Early this year, as snowstorms and power shortages hit southern China, Aluminum Corp of China (Chalco) made a belated announcement. In December it had shut down two of its plants in Guizhou province, it said on its website, blaming “natural disasters and insufficient thermal coal supplies.”
In July, Chalco was in trouble again. In response to a power shortage, the company was forced to cut monthly production at two smelters in Shanxi province by up to 25%.
The common link among the four plants was coal. Coal provides over 60% of China’s total energy needs and is responsible for 80% of its electricity production, according to the International Energy Agency (IEA).
As coal supplies tighten, that dependence is hurting industry. Power shortages like the ones Chalco has faced are not uncommon, and could have long-reaching consequences.
“The threat of the energy supply chain in China becoming a longer-term bottleneck on growth is a little bit scary,” said Andrew Driscoll, head of resources research at CLSA.
For China’s independent power producers (IPP), bottlenecks already exist.
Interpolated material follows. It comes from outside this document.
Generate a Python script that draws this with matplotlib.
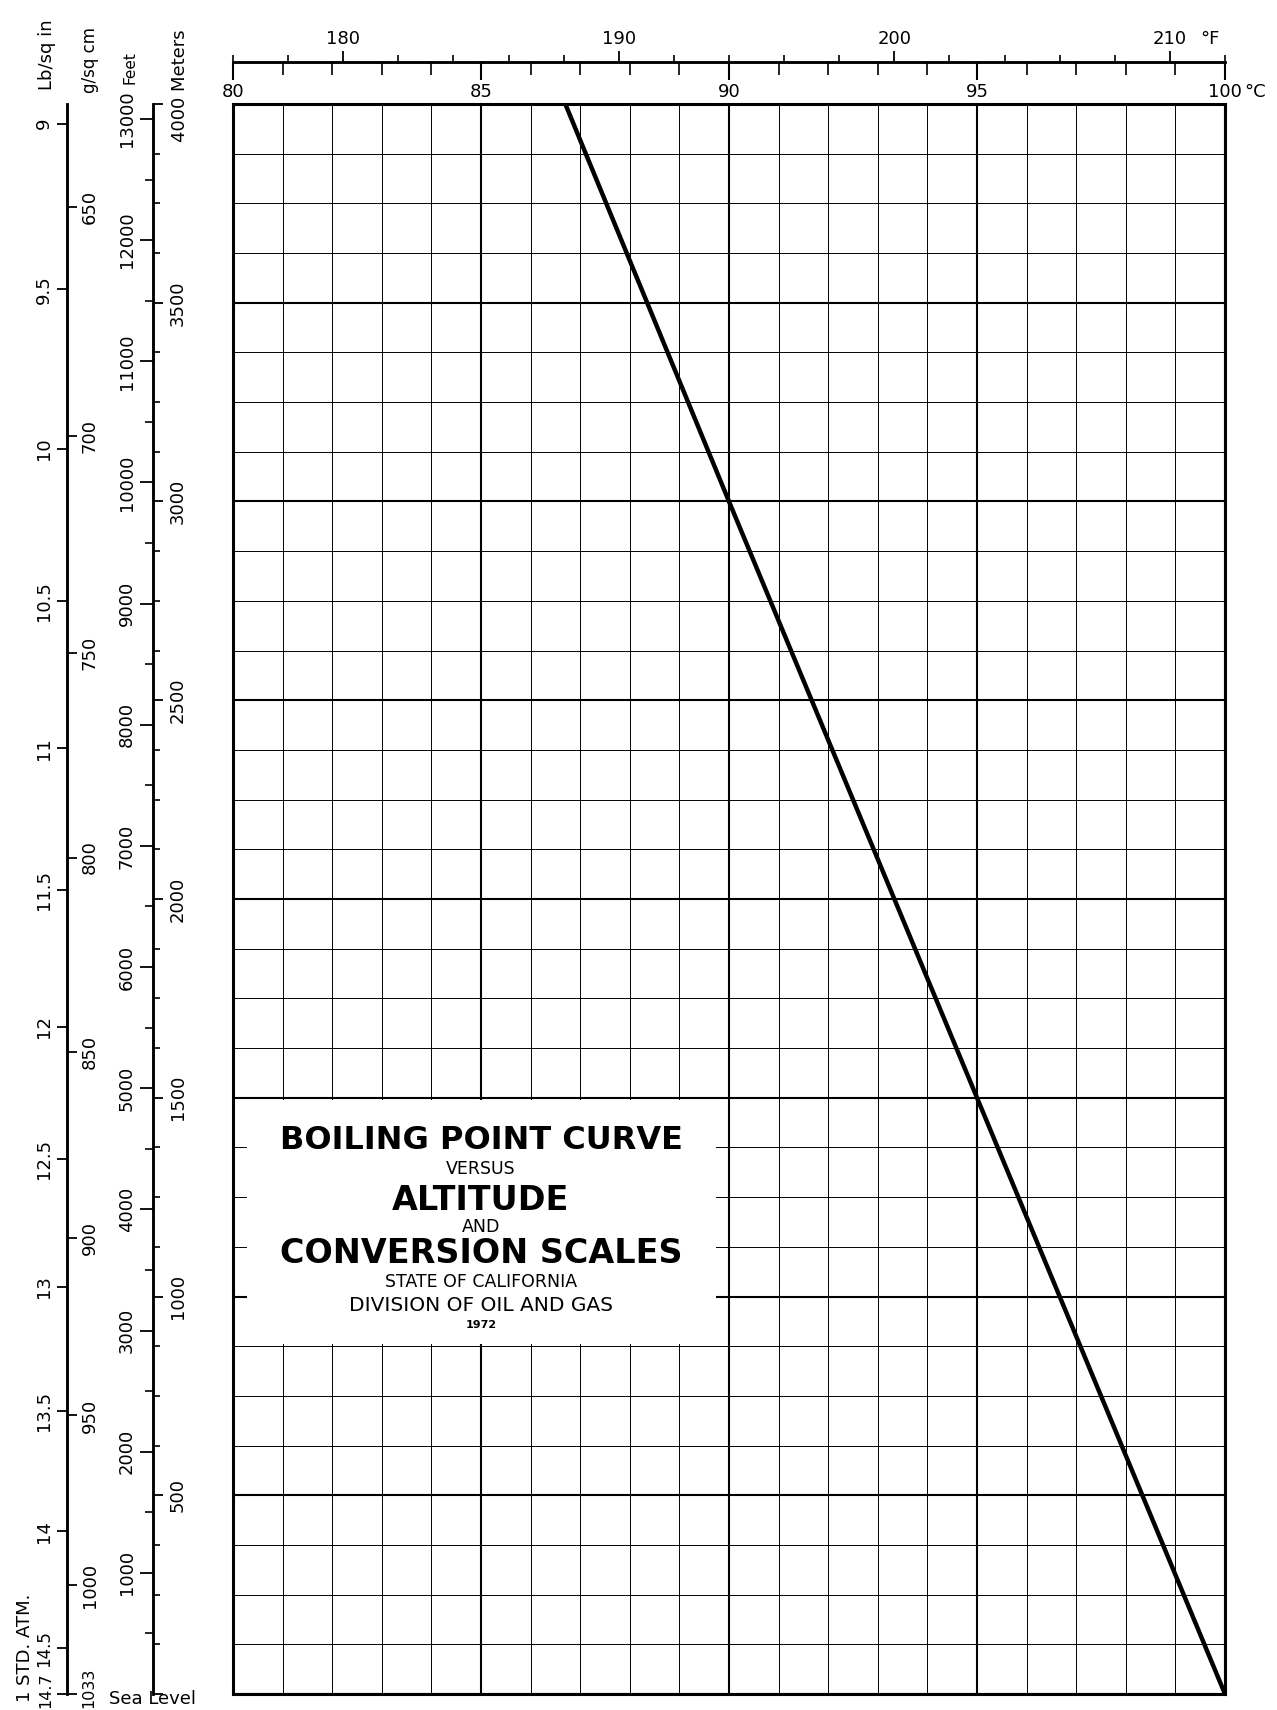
import numpy as np
import matplotlib
matplotlib.use("Agg")
import matplotlib.pyplot as plt
from matplotlib.patches import Rectangle
from matplotlib.transforms import ScaledTranslation

# boiling point of water
BOIL_ALT_M = [0, 1500, 3000, 4000]
BOIL_TEMP_C = [100.0, 95.0, 90.0, 86.7]

# temperature scales
C_MAJOR = [80, 85, 90, 95, 100]
C_LABELS = ["80", "85", "90", "95", "100"]
F_MAJOR = [180, 190, 200, 210]
F_LABELS = ["180", "190", "200", "210"]

# pressure scales
PSI_TICKS = [9, 9.5, 10, 10.5, 11, 11.5, 12, 12.5, 13, 13.5, 14, 14.5, 14.7]
PSI_LABELS = ["9", "9.5", "10", "10.5", "11", "11.5", "12", "12.5", "13",
              "13.5", "14", "14.5", "14.7"]
GCM_TICKS = [650, 700, 750, 800, 850, 900, 950, 1000, 1033]
GCM_LABELS = ["650", "700", "750", "800", "850", "900", "950", "1000", "1033"]

# altitude scales
FEET_MAJOR = [1000, 2000, 3000, 4000, 5000, 6000, 7000, 8000, 9000, 10000,
              11000, 12000, 13000]
FEET_LABELS = ["1000", "2000", "3000", "4000", "5000", "6000", "7000", "8000",
               "9000", "10000", "11000", "12000", "13000"]
METER_MAJOR = [0, 500, 1000, 1500, 2000, 2500, 3000, 3500, 4000]
METER_LABELS = ["", "500", "1000", "1500", "2000", "2500", "3000", "3500", ""]

FT_PER_M = 3.28084
P0_PSI = 14.7
P0_GCM = 1033.0

W, H = 1277, 1710


def fx(x):
    return x / W


def fy(y):
    return 1 - y / H


def ident(v):
    return v


def c_to_f(c):
    return np.asarray(c, float) * 9 / 5 + 32


def f_to_c(f):
    return (np.asarray(f, float) - 32) * 5 / 9


def m_to_ft(m):
    return np.asarray(m, float) * FT_PER_M


def ft_to_m(ft):
    return np.asarray(ft, float) / FT_PER_M


def m_to_p(m, p0):
    base = np.clip(1 - 2.25577e-5 * np.asarray(m, float), 1e-6, None)
    return p0 * base ** 5.25588


def p_to_m(p, p0):
    ratio = np.clip(np.asarray(p, float) / p0, 1e-9, None)
    return (1 - ratio ** (1 / 5.25588)) / 2.25577e-5


fig = plt.figure(figsize=(W / 100, H / 100), dpi=100)
ax = fig.add_axes([fx(233), 16 / H, 992 / W, 1590 / H])
ax.set_xlim(80, 100)
ax.set_ylim(0, 4000)

# grid
ax.set_xticks(C_MAJOR)
ax.set_xticks(np.arange(81, 100), minor=True)
ax.set_yticks(METER_MAJOR)
ax.set_yticks(np.arange(0, 4001, 125), minor=True)
ax.tick_params(which="both", length=0, labelbottom=False, labelleft=False)
ax.grid(which="major", color="black", lw=1.5)
ax.grid(which="minor", color="black", lw=0.7)
for s in ax.spines.values():
    s.set_linewidth(2.2)

# title block blanks out part of the grid
ax.add_patch(Rectangle((80.28, 880), 89.73 - 80.28, 1495 - 880,
                       facecolor="white", edgecolor="none", zorder=2))

ax.plot(BOIL_TEMP_C, BOIL_ALT_M, color="black", lw=3.2, zorder=3)

tx = 85
ax.text(tx, 1393, "BOILING POINT CURVE", ha="center", va="center",
        fontsize=23, fontweight="bold", zorder=4)
ax.text(tx, 1320, "VERSUS", ha="center", va="center", fontsize=12.5, zorder=4)
ax.text(tx, 1242, "ALTITUDE", ha="center", va="center",
        fontsize=24, fontweight="bold", zorder=4)
ax.text(tx, 1174, "AND", ha="center", va="center", fontsize=12.5, zorder=4)
ax.text(tx, 1109, "CONVERSION SCALES", ha="center", va="center",
        fontsize=24, fontweight="bold", zorder=4)
ax.text(tx, 1036, "STATE OF CALIFORNIA", ha="center", va="center",
        fontsize=12.5, zorder=4)
ax.text(tx, 978, "DIVISION OF OIL AND GAS", ha="center", va="center",
        fontsize=14.5, zorder=4)
ax.text(tx, 928, "1972", ha="center", va="center", fontsize=8,
        fontweight="bold", zorder=4)

TOP_LOC = 1 + (104 - 62) / 1590
P_LOC = (67 - 233) / 992
H_LOC = (153 - 233) / 992

# Fahrenheit (above) and Celsius (below) on one line
fax = ax.secondary_xaxis(TOP_LOC, functions=(c_to_f, f_to_c))
fax.set_ticks(F_MAJOR, F_LABELS)
fax.set_ticks(np.arange(176, 213, 2), minor=True)
fax.tick_params(which="major", length=8, width=1.3, pad=2, labelsize=13)
fax.tick_params(which="minor", length=5, width=1.2)
fax.spines["top"].set_linewidth(1.8)

cax = ax.secondary_xaxis(TOP_LOC, functions=(ident, ident))
cax.set_alignment("bottom")
cax.set_ticks(C_MAJOR, C_LABELS)
cax.set_ticks(np.arange(80, 101), minor=True)
cax.tick_params(which="major", length=13, width=1.5, pad=2, labelsize=13)
cax.tick_params(which="minor", length=9.4, width=1.2)
cax.spines["bottom"].set_linewidth(1.8)

fig.text(fx(1200), fy(48), "°F", ha="left", va="bottom", fontsize=13)
fig.text(fx(1244), fy(83), "°C", ha="left", va="top", fontsize=13)

# pressure line: lb/sq in left, g/sq cm right
pax = ax.secondary_yaxis(P_LOC, functions=(lambda m: m_to_p(m, P0_PSI),
                                           lambda p: p_to_m(p, P0_PSI)))
pax.set_ticks(PSI_TICKS, PSI_LABELS, rotation=90, va="center")
pax.tick_params(length=7, width=1.3, pad=3, labelsize=13)
pax.spines["left"].set_linewidth(1.8)

gax = ax.secondary_yaxis(P_LOC, functions=(lambda m: m_to_p(m, P0_GCM),
                                           lambda p: p_to_m(p, P0_GCM)))
gax.set_alignment("right")
gax.set_ticks(GCM_TICKS, GCM_LABELS, rotation=90, va="center")
gax.tick_params(length=7, width=1.3, pad=3, labelsize=13)
gax.spines["right"].set_linewidth(1.8)

# labels crowded at sea level: smaller, the last ones nudged up a little
psi_ticks = pax.yaxis.get_major_ticks()
psi_ticks[-2].label1.set_fontsize(12)
for lab, dy in ((psi_ticks[-1].label1, 0.035),
                (gax.yaxis.get_major_ticks()[-1].label2, 0.06)):
    lab.set_fontsize(11.5)
    lab.set_transform(lab.get_transform()
                      + ScaledTranslation(0, dy, fig.dpi_scale_trans))

# altitude line: feet left, meters right
ftax = ax.secondary_yaxis(H_LOC, functions=(m_to_ft, ft_to_m))
ftax.set_ticks(FEET_MAJOR, FEET_LABELS, rotation=90, va="center")
ftax.set_ticks(np.arange(500, 13001, 1000), minor=True)
ftax.tick_params(which="major", length=9.5, width=1.3, pad=3, labelsize=13)
ftax.tick_params(which="minor", length=5.5, width=1.2)
ftax.spines["left"].set_linewidth(1.8)

mtax = ax.secondary_yaxis(H_LOC, functions=(ident, ident))
mtax.set_alignment("right")
mtax.set_ticks(METER_MAJOR, METER_LABELS, rotation=90, va="center")
mtax.set_ticks(np.arange(0, 4001, 125), minor=True)
mtax.tick_params(which="major", length=7.5, width=1.3, pad=4, labelsize=13)
mtax.tick_params(which="minor", length=5, width=1.2)
mtax.spines["right"].set_linewidth(1.8)

# scale headings
fig.text(fx(47), fy(55), "Lb/sq in", rotation=90, ha="center", va="center",
         fontsize=13)
fig.text(fx(90), fy(60), "g/sq cm", rotation=90, ha="center", va="center",
         fontsize=12)
fig.text(fx(130), fy(68), "Feet", rotation=90, ha="center", va="center",
         fontsize=11)
fig.text(fx(180), fy(142), "4000 Meters", rotation=90, ha="center",
         va="bottom", fontsize=13)
fig.text(fx(25), fy(1648), "1 STD. ATM.", rotation=90, ha="center",
         va="center", fontsize=13)
fig.text(fx(109), fy(1699), "Sea Level", ha="left", va="center", fontsize=13)

fig.savefig("out.png", dpi=100, facecolor="white")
IPPs struggle for profitability, stuck between relatively liberalized coal prices and cheap government-set power tariffs. A recent cap on thermal coal prices and two small increases in average end-user tariffs would help little, said the head of an IPP, who asked to remain anonymous.
Asserting control
One issue is control. China is no stranger to price caps, but it has been unable to direct the coal market. “The coal mining industry is incredibly fragmented,” said Graeme Train, an analyst with Steel Business Briefing (SBB), an industry research house.
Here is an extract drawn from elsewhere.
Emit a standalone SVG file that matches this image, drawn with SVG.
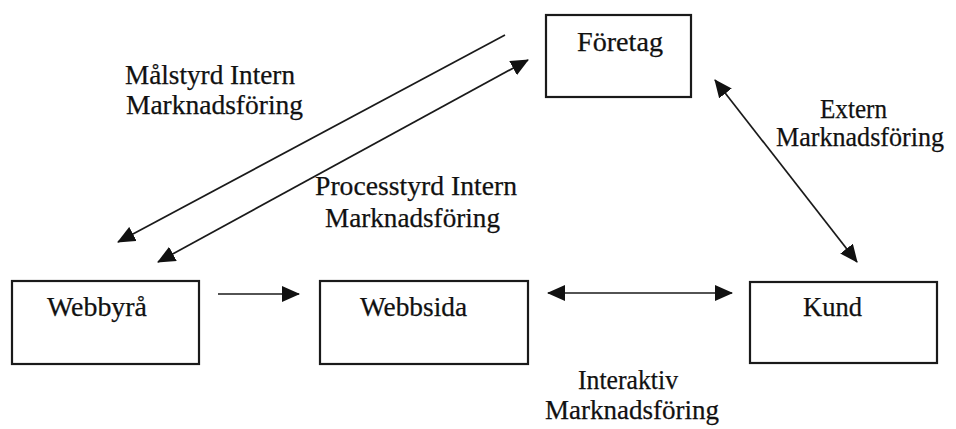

To deal with this, Beijing has implemented the caps at major domestic coal ports instead of individual mines, helping it to keep tabs on prices closer to end users. Earlier caps left more room for transportation and other unregulated costs to raise prices.
But reports indicate traders are resisting the caps. Li Tianshun, public relations manager at Shanxi Jincheng Anthracite Mining Group, a major miner, said the caps have not changed what the company pays for its coal. This is because demand for coal continues to grow and supplies remain limited. A government policy to shut down small operators for safety and environmental reasons has closed around 10,000 mines comprising 8% of China’s coal market, said Driscoll.
But less demand due to slower power generation growth – down from about 15% in the first quarter to 8% year-on-year in June – could cause other problems.
Driscoll said IPPs are reluctant to generate more power because they’re losing money. That and coal shortages constrain generation growth, leading to power rationing for industries.
To avoid shortages, more mills are building their own power plants. Some have contracts with mines to guarantee supplies, if not stable prices. Unfortunately, this doesn’t address a major problem.
Supply imbalance
China’s coal mines are mostly located in the northern interior, but demand is concentrated along the coast. There are only two modern rail links dedicated to coal, despite more than half of coal supplies being moved by rail, according to the IEA.
Beijing is trying to alleviate transport problems, but Song Xiaoming, an analyst at Standard & Poor’s, said the lack of rail infrastructure poses a serious medium-term threat.
Even less likely to change soon is industry’s reliance on the grid for power. Industries with their own power plants – and occasionally even mines – are in the minority. That leaves most exposed to future power shortages.